The precipitated material can be calcined between about 500 and 900 °C to obtain crystalline YAsO_{4} nanopowders.

== Properties ==
=== Crystal structure ===
At ambient pressure, YAsO_{4} crystallizes in the tetragonal crystal system, space group I4_{1}/amd (No. 141), with the zircon or xenotime structure type.

Representative lattice parameters for chernovite-(Y) and synthetic YAsO_{4} are approximately a = 7.04 Å and c = 6.27 Å, with four formula units per unit cell.

The structure consists of isolated AsO4(3-) tetrahedra and eight-coordinate Y^{3+} ions. It is closely related to the structures of xenotime-(Y), YPO_{4}, and other heavy rare-earth orthophosphates and orthoarsenates.

Natural chernovite-(Y) commonly forms extensive solid solutions with xenotime-(Y), reflecting substitution between AsO4(3-) and PO4(3-) groups.

=== High-pressure behaviour ===
Under pressure, YAsO_{4} undergoes a structural transition from the zircon-type phase to a tetragonal scheelite-type phase.

The transition begins at about 8 GPa; the zircon and scheelite phases coexist over several gigapascals, and conversion is essentially complete by about 14 GPa.

First-principles calculations predict that at still higher pressure the scheelite phase should transform to an SrUO_{4}-type structure above roughly 32 GPa, where arsenic becomes six-coordinate.

Natural chernovite-(Y) displays very similar behavior, transforming irreversibly to a scheelite-type phase near 10.5–11 GPa.

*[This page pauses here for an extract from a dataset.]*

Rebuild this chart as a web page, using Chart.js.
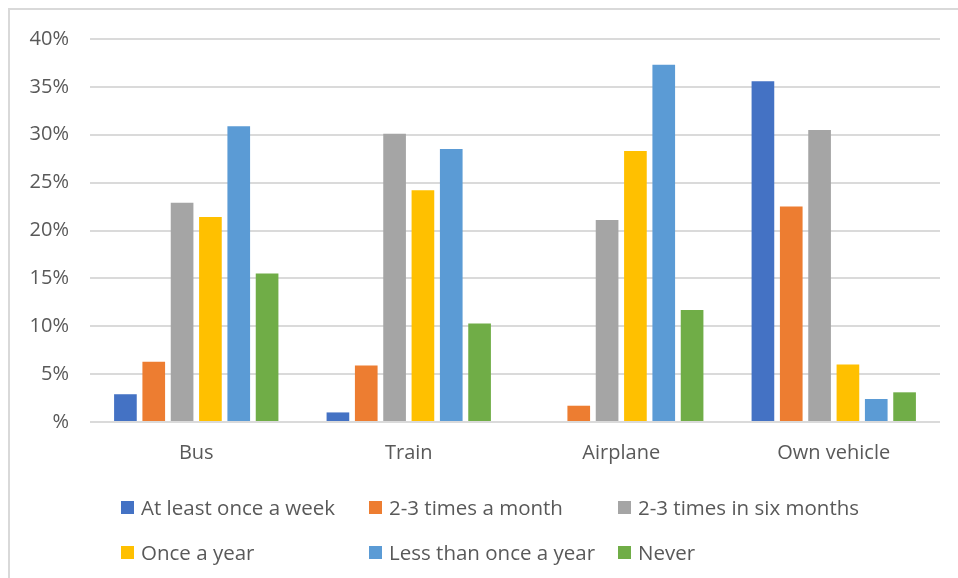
<!DOCTYPE html>
<html>
<head>
<meta charset="utf-8">
<script src="https://cdn.jsdelivr.net/npm/chart.js@4.4.1/dist/chart.umd.min.js"></script>
<style>
  html, body { margin: 0; padding: 0; background: #fff; }
  #wrap { position: relative; width: 958px; height: 578px; overflow: hidden; font-family: 'Open Sans', sans-serif; }
  #c { position: absolute; left: 0; top: 0; }
  #frame { position: absolute; left: 8px; top: 8px; right: -4px; bottom: -4px;
           border-top: 2px solid #d9d9d9; border-left: 2px solid #d9d9d9; pointer-events: none; }
  .lg { position: absolute; display: flex; align-items: center; height: 20px;
        font-size: 20.5px; line-height: 20px; color: #595959; white-space: nowrap; }
  .lg i { display: inline-block; width: 13px; height: 13px; margin-right: 7px; }
</style>
</head>
<body>
<div id="wrap">
  <canvas id="c" width="958" height="578"></canvas>
  <div id="frame"></div>
  <div id="legend"></div>
</div>
<script>
// Share of respondents (%) by how often they use each mode of transport
const categories = ['Bus', 'Train', 'Airplane', 'Own vehicle'];
const seriesNames = ['At least once a week', '2-3 times a month', '2-3 times in six months',
                     'Once a year', 'Less than once a year', 'Never'];
const atLeastWeekly   = [2.9, 1.0, 0, 35.6];
const twiceMonthly    = [6.3, 5.9, 1.7, 22.5];
const twiceHalfYear   = [22.9, 30.1, 21.1, 30.5];
const onceYearly      = [21.4, 24.2, 28.3, 6.0];
const lessThanYearly  = [30.9, 28.5, 37.3, 2.4];
const never           = [15.5, 10.3, 11.7, 3.1];
const yTicks = [0, 5, 10, 15, 20, 25, 30, 35, 40];

const seriesValues = [atLeastWeekly, twiceMonthly, twiceHalfYear, onceYearly, lessThanYearly, never];
const palette = ['#4472C4', '#ED7D31', '#A5A5A5', '#FFC000', '#5B9BD5', '#70AD47'];

const chart = new Chart(document.getElementById('c'), {
  type: 'bar',
  data: {
    labels: categories,
    datasets: seriesNames.map((name, i) => ({
      label: name,
      data: seriesValues[i],
      backgroundColor: palette[i],
      borderWidth: 0,
      categoryPercentage: 0.8,
      barPercentage: 0.8
    }))
  },
  options: {
    responsive: false,
    animation: false,
    layout: { padding: { top: 39, right: 18, bottom: 100, left: 0 } },
    plugins: { legend: { display: false }, tooltip: { enabled: false } },
    scales: {
      x: {
        grid: { display: false, drawTicks: false },
        border: { display: false },
        ticks: { color: '#595959', padding: 19, font: { family: "'Open Sans'", size: 20 } },
        afterFit: s => { s.height = 56; }
      },
      y: {
        min: 0, max: 40,
        afterBuildTicks: s => { s.ticks = yTicks.map(v => ({ value: v })); },
        grid: { color: '#dadada', lineWidth: 2, drawTicks: false },
        border: { display: false },
        ticks: {
          color: '#595959', padding: 21, font: { family: "'Open Sans'", size: 20 },
          callback: v => (v === 0 ? '%' : v + '%')
        },
        afterFit: s => { s.width = 90; }
      }
    }
  }
});

// Legend in a 3-column grid, built from the chart's datasets
const legendCols = [121, 369, 618];
const legendRows = [507, 552];
const legendEl = document.getElementById('legend');
chart.data.datasets.forEach((ds, i) => {
  const item = document.createElement('div');
  item.className = 'lg';
  item.style.left = legendCols[i % 3] + 'px';
  item.style.top = (legendRows[Math.floor(i / 3)] - 10) + 'px';
  const sw = document.createElement('i');
  sw.style.background = ds.backgroundColor;
  item.appendChild(sw);
  item.appendChild(document.createTextNode(ds.label));
  legendEl.appendChild(item);
});
</script>
</body>
</html>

=== Optical properties ===
Pure YAsO_{4} is a wide-band-gap material. It has also been investigated as a host lattice for luminescent rare-earth ions.

Eu^{3+}-doped YAsO_{4} nanopowders show the characteristic red emission of Eu^{3+}. In samples calcined between 500 and 900 °C, crystallite sizes increased from approximately 15 to 45 nm, while the emission and excitation spectra changed with crystallite size and dopant concentration.

These properties have led to investigation of YAsO_{4}:Eu^{3+} as a nanoscale phosphor material.